Inspiring Teenagers

by Nate Morgan Locke

A young boy was walking around the playground pulling a piece of string. His teacher approached him and asked, “Why are you pulling that piece of string?” The boy replied, “Because it’s a lot easier than pushing it.”

When it comes to encouraging young people to read God’s word, it’s a lot easier to lead from the front than to push from the back. When adults engage in regular personal Bible study, teenagers can much more easily develop a life long habit themselves.

Having said that, even in churches and families with good adult role models, teens can often be confused about personal Bible study. Ask them to list their favourite activities, and personal Bible reading is rarely one of them. But ask what will help in their Christian life, and studying God’s word will almost certainly come top. So how do we help teenagers see that what is good for them is also enjoyable?

Four positive message teens need to hear:

1. The Bible is about Jesus.

If we approach the Bible thinking it’s about us, most of it seems completely irrelevant. The exasperated teen asks, “How do these levitical laws or endless genealogies help me do my Maths homework?!” As a result, the Bible either lies unread, or passages must be twisted to be about us—making Bible study very hard work indeed!

The message of the Bible is ultimately the good news about Jesus! Paul tells Timothy the holy Scriptures “are able to make you wise for salvation through faith in Jesus Christ” (2 Timothy 3 v 15). When teenagers read God’s word from this perspective, it makes a lot more sense. Paul then adds that “all Scripture is God-breathed and is useful for teaching, rebuking, correcting and training in righteousness”. Bonus!

2. God loves you, whether or not you read the Bible.

It’s easy to give the impression that reading the Bible earns God’s favour. You’d think this would increase teen Bible reading, but actually the opposite is true. Young people end up thinking: “Because I haven’t been reading God’s word, He’s not very happy with me. So I’ll avoid God and feel like a fraud in Christian company.”

To get back in God’s good books (pardon the pun!) then takes a major act of recommitment. Just notice how personal Bible reading spikes after a Christian residential trip, then declines as the “recommitment experience” wears off.

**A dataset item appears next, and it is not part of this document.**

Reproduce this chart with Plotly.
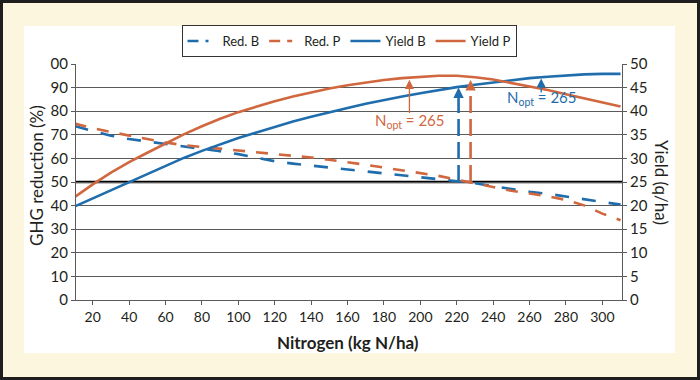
import plotly.graph_objects as go

# ---------------- data ----------------
nitrogen = [10, 20, 30, 40, 50, 60, 70, 80, 90, 100, 110, 120, 130, 140, 150, 160,
            170, 180, 190, 200, 210, 220, 230, 240, 250, 260, 270, 280, 290, 300, 310]

red_b = [73.7, 71.6, 69.6, 68.2, 67.2, 66.2, 65.2, 64.1, 63.0, 61.8, 60.3, 58.8, 57.8,
         57.0, 56.0, 55.2, 54.5, 53.8, 52.8, 52.0, 51.2, 50.5, 49.5, 48.2, 47.0, 45.9,
         45.0, 43.9, 42.7, 41.6, 40.4]

red_p = [74.8, 72.8, 71.2, 69.7, 68.0, 66.7, 65.6, 64.8, 64.1, 63.5, 62.7, 61.8, 61.1,
         60.4, 59.5, 58.4, 57.3, 56.1, 54.9, 53.7, 52.6, 51.0, 49.4, 47.7, 46.3, 45.1,
         44.0, 42.4, 40.1, 36.6, 33.8]

yield_b = [19.8, 21.5, 23.3, 25.0, 26.7, 28.4, 30.1, 31.6, 33.0, 34.3, 35.5, 36.7, 37.8,
           38.8, 39.8, 40.7, 41.6, 42.4, 43.1, 43.8, 44.5, 45.1, 45.6, 46.1, 46.6, 47.0,
           47.3, 47.6, 47.8, 47.9, 47.9]

yield_p = [21.8, 24.5, 27.0, 29.2, 31.2, 33.2, 35.1, 36.8, 38.4, 39.8, 41.0, 42.1, 43.1,
           44.0, 44.8, 45.5, 46.1, 46.6, 47.0, 47.3, 47.5, 47.5, 47.2, 46.7, 46.0, 45.3,
           44.5, 43.6, 42.7, 41.8, 41.0]

# optimum markers (vertical dashed arrows), x position and arrow tip (GHG % scale)
opt_names = ["B", "P"]
opt_x = [221, 227.6]
opt_base = [50, 50]
opt_tip = [90, 93.2]

# N_opt labels: arrow x, arrow tip, arrow tail, label y (GHG % scale)
nopt_text = ["N<sub>opt</sub> = 265", "N<sub>opt</sub> = 265"]
nopt_x = [266.4, 194.0]
nopt_tip = [93.9, 93.3]
nopt_tail = [87.3, 78.6]
nopt_label_y = [85.4, 75.8]

x_ticks = list(range(20, 301, 20))
y_ticks = list(range(0, 101, 10))
y_ticktext = [str(v) for v in y_ticks[:-1]] + ["00"]
y2_ticks = list(range(0, 51, 5))

# ---------------- style ----------------
BLUE = "#1f6dad"
ORANGE = "#d0673f"
TXT = "#231f20"
GRID = "#5a5a5a"
CREAM = "#fcf6de"
FONT = "Lato"

L, R, T, B = 76, 78, 64, 80
W, H = 700 - L - R, 380 - T - B


def px(p):
    return (p - L) / W


def py(p):
    return (380 - B - p) / H


fig = go.Figure()

fig.add_trace(go.Scatter(x=nitrogen, y=red_b, mode="lines", name="Red. B",
                         line=dict(color=BLUE, width=2.6, dash="14px,13px"),
                         showlegend=False))
fig.add_trace(go.Scatter(x=nitrogen, y=red_p, mode="lines", name="Red. P",
                         line=dict(color=ORANGE, width=2.6, dash="12px,11px"),
                         showlegend=False))

for i, c in enumerate([BLUE, ORANGE]):
    fig.add_trace(go.Scatter(x=[opt_x[i], opt_x[i]], y=[opt_base[i], opt_tip[i] - 4],
                             mode="lines", line=dict(color=c, width=2.6, dash="17px,6px"),
                             showlegend=False, hoverinfo="skip"))

fig.add_trace(go.Scatter(x=nitrogen, y=yield_b, mode="lines", name="Yield B", yaxis="y2",
                         line=dict(color=BLUE, width=2.6), showlegend=False))
fig.add_trace(go.Scatter(x=nitrogen, y=yield_p, mode="lines", name="Yield P", yaxis="y2",
                         line=dict(color=ORANGE, width=2.6), showlegend=False))

# legend entries (styled like the reference legend samples)
legend_items = [("Red. B", BLUE, "11px,7px,3px,30px"),
                ("Red. P", ORANGE, "11px,7px,5px,30px"),
                ("Yield B", BLUE, "solid"),
                ("Yield P", ORANGE, "solid")]
for name, c, d in legend_items:
    fig.add_trace(go.Scatter(x=[None], y=[None], mode="lines", name=name,
                             line=dict(color=c, width=2.6, dash=d)))

annotations = []
# big arrow heads
for i, c in enumerate([BLUE, ORANGE]):
    annotations.append(dict(x=opt_x[i], y=opt_tip[i], ax=opt_x[i], ay=opt_tip[i] - 4.5,
                            xref="x", yref="y", axref="x", ayref="y", text="",
                            showarrow=True, arrowhead=2, arrowsize=0.8, arrowwidth=2.6,
                            arrowcolor=c))
# N_opt arrows and labels
for i, c in enumerate([BLUE, ORANGE]):
    annotations.append(dict(x=nopt_x[i], y=nopt_tip[i], ax=nopt_x[i], ay=nopt_tail[i],
                            xref="x", yref="y", axref="x", ayref="y", text="",
                            showarrow=True, arrowhead=2, arrowsize=1.4, arrowwidth=1.3,
                            arrowcolor=c))
    annotations.append(dict(x=nopt_x[i], y=nopt_label_y[i], xref="x", yref="y",
                            text=nopt_text[i], showarrow=False,
                            xanchor="center", yanchor="middle",
                            font=dict(family=FONT, size=15, color=c)))
# axis titles
annotations.append(dict(x=px(36), y=py(176), xref="paper", yref="paper",
                        text="GHG reduction (%)", textangle=-90, showarrow=False,
                        xanchor="center", yanchor="middle",
                        font=dict(family=FONT, size=17, color=TXT)))
annotations.append(dict(x=px(662), y=py(182), xref="paper", yref="paper",
                        text="Yield (q/ha)", textangle=90, showarrow=False,
                        xanchor="center", yanchor="middle",
                        font=dict(family=FONT, size=17, color=TXT)))
annotations.append(dict(x=px(348), y=py(342), xref="paper", yref="paper",
                        text="<b>Nitrogen (kg N/ha)</b>", showarrow=False,
                        xanchor="center", yanchor="middle",
                        font=dict(family=FONT, size=17, color=TXT)))

shapes = [
    # white inner panel
    dict(type="rect", xref="paper", yref="paper", x0=px(24), x1=px(675), y0=py(353), y1=py(26),
         fillcolor="white", line=dict(width=0), layer="below"),
    # dark outer frame
    dict(type="rect", xref="paper", yref="paper", x0=px(1.5), x1=px(698.5), y0=py(378.5),
         y1=py(1.5), fillcolor="rgba(0,0,0,0)", line=dict(color="#1e1e1e", width=3),
         layer="above"),
    # 50 % reference line
    dict(type="line", xref="x domain", yref="y", x0=0, x1=1, y0=50, y1=50,
         line=dict(color="#000000", width=2.5), layer="below"),
]

fig.update_layout(
    width=700, height=380,
    margin=dict(l=L, r=R, t=T, b=B, autoexpand=False),
    paper_bgcolor=CREAM, plot_bgcolor="white",
    font=dict(family=FONT, size=14, color=TXT),
    showlegend=True,
    legend=dict(orientation="h", x=0.5, xanchor="center", y=py(25), yanchor="top",
                bgcolor="white", bordercolor="#333333", borderwidth=1,
                font=dict(family=FONT, size=13, color=TXT), itemwidth=30,
                tracegroupgap=0),
    xaxis=dict(range=[10.8, 310.8], tickvals=x_ticks, showgrid=False, zeroline=False,
               showline=True, linecolor=GRID, linewidth=1, ticks="outside", ticklen=4,
               tickcolor=GRID, tickfont=dict(family=FONT, size=14, color=TXT)),
    yaxis=dict(range=[0, 100], tickvals=y_ticks, ticktext=y_ticktext, showgrid=True,
               gridcolor=GRID, gridwidth=1, zeroline=False, showline=True, linecolor=GRID,
               linewidth=1, ticks="outside", ticklen=4, tickcolor=GRID,
               tickfont=dict(family=FONT, size=15, color=TXT)),
    yaxis2=dict(range=[0, 50], tickvals=y2_ticks, overlaying="y", side="right",
                showgrid=False, zeroline=False, showline=True, linecolor=GRID, linewidth=1,
                ticks="outside", ticklen=4, tickcolor=GRID,
                tickfont=dict(family=FONT, size=15, color=TXT)),
    annotations=annotations,
    shapes=shapes,
)

fig.write_html("out.html", config={"displayModeBar": False},
               post_script="document.body.style.margin='0';document.body.style.overflow='hidden';")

We shouldn’t read the Bible so that God thinks we’re great, but so that we remember that He is! We’re saved by faith, not by Bible reading. Picking up the Bible up after a long break doesn’t require any act of recommitment on a teenager’s part at all.

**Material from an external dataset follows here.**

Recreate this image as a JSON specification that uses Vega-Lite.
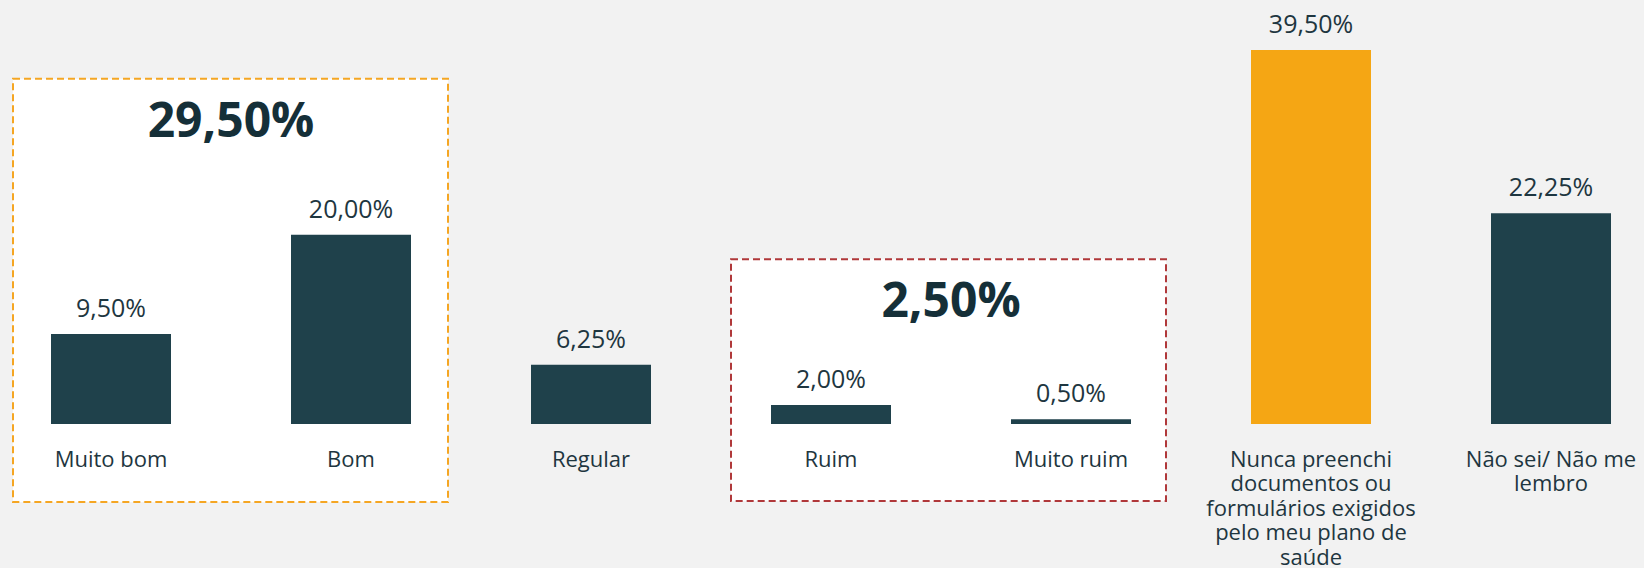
{
  "$schema": "https://vega.github.io/schema/vega-lite/v6.json",
  "width": 1644,
  "height": 424,
  "autosize": {"type": "none"},
  "padding": {"left": 0, "top": 0, "right": 0, "bottom": 144},
  "background": "#F2F2F2",
  "datasets": {
    "bars": [
      {"categoria": "Muito bom", "valor": 9.5, "rotulo": "9,50%", "tipo": "normal"},
      {"categoria": "Bom", "valor": 20.0, "rotulo": "20,00%", "tipo": "normal"},
      {"categoria": "Regular", "valor": 6.25, "rotulo": "6,25%", "tipo": "normal"},
      {"categoria": "Ruim", "valor": 2.0, "rotulo": "2,00%", "tipo": "normal"},
      {"categoria": "Muito ruim", "valor": 0.5, "rotulo": "0,50%", "tipo": "normal"},
      {"categoria": "Nunca preenchi|documentos ou|formulários exigidos|pelo meu plano de|saúde", "valor": 39.5, "rotulo": "39,50%", "tipo": "destaque"},
      {"categoria": "Não sei/ Não me|lembro", "valor": 22.25, "rotulo": "22,25%", "tipo": "normal"}
    ],
    "positivo": [
      {"categoria": "Muito bom", "total": 29.5, "rotulo": "29,50%"}
    ],
    "negativo": [
      {"categoria": "Ruim", "total": 2.5, "rotulo": "2,50%"}
    ]
  },
  "encoding": {
    "x": {
      "field": "categoria", "type": "nominal", "sort": null,
      "scale": {
        "domain": ["Muito bom", "Bom", "Regular", "Ruim", "Muito ruim", "Nunca preenchi|documentos ou|formulários exigidos|pelo meu plano de|saúde", "Não sei/ Não me|lembro"],
        "range": [51, 1611], "paddingInner": 0.5, "paddingOuter": 0
      },
      "axis": {
        "title": null, "domain": false, "ticks": false, "grid": false, "zindex": 1,
        "labelAngle": 0, "labelFont": "Open Sans", "labelFontSize": 22, "labelColor": "#1E3640",
        "labelPadding": 25, "labelLineHeight": 24.5, "labelBaseline": "top", "labelLimit": 400,
        "labelOverlap": false,
        "labelExpr": "split(datum.value, '|')"
      }
    }
  },
  "layer": [
    {
      "data": {"name": "positivo"},
      "mark": {"type": "bar", "fill": "white", "stroke": "#F5A623", "strokeWidth": 2, "strokeDash": [7, 4], "width": {"band": 3.625}, "xOffset": 119.5, "yOffset": -66, "y2Offset": 78},
      "encoding": {
        "y": {"field": "total", "type": "quantitative", "scale": {"domain": [0, 44.78], "nice": false, "zero": true}, "axis": null},
        "y2": {"datum": 0}
      }
    },
    {
      "data": {"name": "negativo"},
      "mark": {"type": "bar", "fill": "white", "stroke": "#B0383A", "strokeWidth": 2, "strokeDash": [7, 4], "width": {"band": 3.625}, "xOffset": 117.5, "yOffset": -141, "y2Offset": 77},
      "encoding": {
        "y": {"field": "total", "type": "quantitative"},
        "y2": {"datum": 0}
      }
    },
    {
      "data": {"name": "bars"},
      "mark": {"type": "bar"},
      "encoding": {
        "y": {"field": "valor", "type": "quantitative"},
        "color": {
          "field": "tipo", "type": "nominal",
          "scale": {"domain": ["normal", "destaque"], "range": ["#1F414B", "#F5A614"]},
          "legend": null
        }
      }
    },
    {
      "data": {"name": "bars"},
      "mark": {"type": "text", "font": "Open Sans", "fontSize": 25, "color": "#1E3640", "baseline": "alphabetic", "align": "center", "dy": -17},
      "encoding": {
        "y": {"field": "valor", "type": "quantitative"},
        "text": {"field": "rotulo", "type": "nominal"}
      }
    },
    {
      "data": {"name": "positivo"},
      "mark": {"type": "text", "font": "Open Sans", "fontSize": 48, "fontWeight": "bold", "color": "#152F38", "baseline": "alphabetic", "align": "center", "dx": 120, "dy": -8},
      "encoding": {
        "y": {"field": "total", "type": "quantitative"},
        "text": {"field": "rotulo", "type": "nominal"}
      }
    },
    {
      "data": {"name": "negativo"},
      "mark": {"type": "text", "font": "Open Sans", "fontSize": 48, "fontWeight": "bold", "color": "#152F38", "baseline": "alphabetic", "align": "center", "dx": 120, "dy": -83},
      "encoding": {
        "y": {"field": "total", "type": "quantitative"},
        "text": {"field": "rotulo", "type": "nominal"}
      }
    }
  ],
  "config": {
    "view": {"stroke": null}
  }
}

3. Bible times don’t need to be quiet times

You can act out Acts, declare Deuteronomy, and sing the psalms. You can read out loud, draw what you read, write songs as a response. Good Bible study notes will help teenagers engage with God’s word in creative ways. Using multimedia resources may help too.

This stops personal Bible reading being seen as having to be quiet, so making it suitable only for one personality type. Teens often see Bible study as something other people do, or that they might do when they’re older, because literal “quiet times” simply aren’t where they’re at.

4. Two key ingredients: routine and variety

Young people often have the best intentions when it comes to reading God’s word—but never quite get round to it. It really helps them to identify a pattern they can stick to. Encourage them to work out exactly when they’re going to read God’s word each day (avoid the “when I get into bed at night” idea—sleep will win!). And be realistic—better that a teenager reads their Bible four times a week for the rest of their life, than aims for seven, manages four, becomes demoralised and gives up.

All teenagers are different! Some will want to use Bible study notes each day (see below for some great resources for this) for the rest of their lives. Others will find it easier to use other approaches, such as the Swedish Bible-reading technique. Many will want to do a few months one way, then a few another, and so on. That keeps Bible-reading fresh, which is great!

Swedish Bible-reading technique

Read a passage and then scribble down four things:

1.     The main thing about God that’s struck you from the passage.

2.     Any questions you have about what you’ve read… and your best guess at what the answers are

3.     The main application (a change in attitude or action) for you

4.     Someone you’re going to tell about what you’ve read about God.

Buying people Bible study notes is a great way to encourage people to study their Bible! Hopefully, if some of the common misconceptions about Bible reading have been addressed, the notes won't be received as a heavy moral duty or be seen as a chore!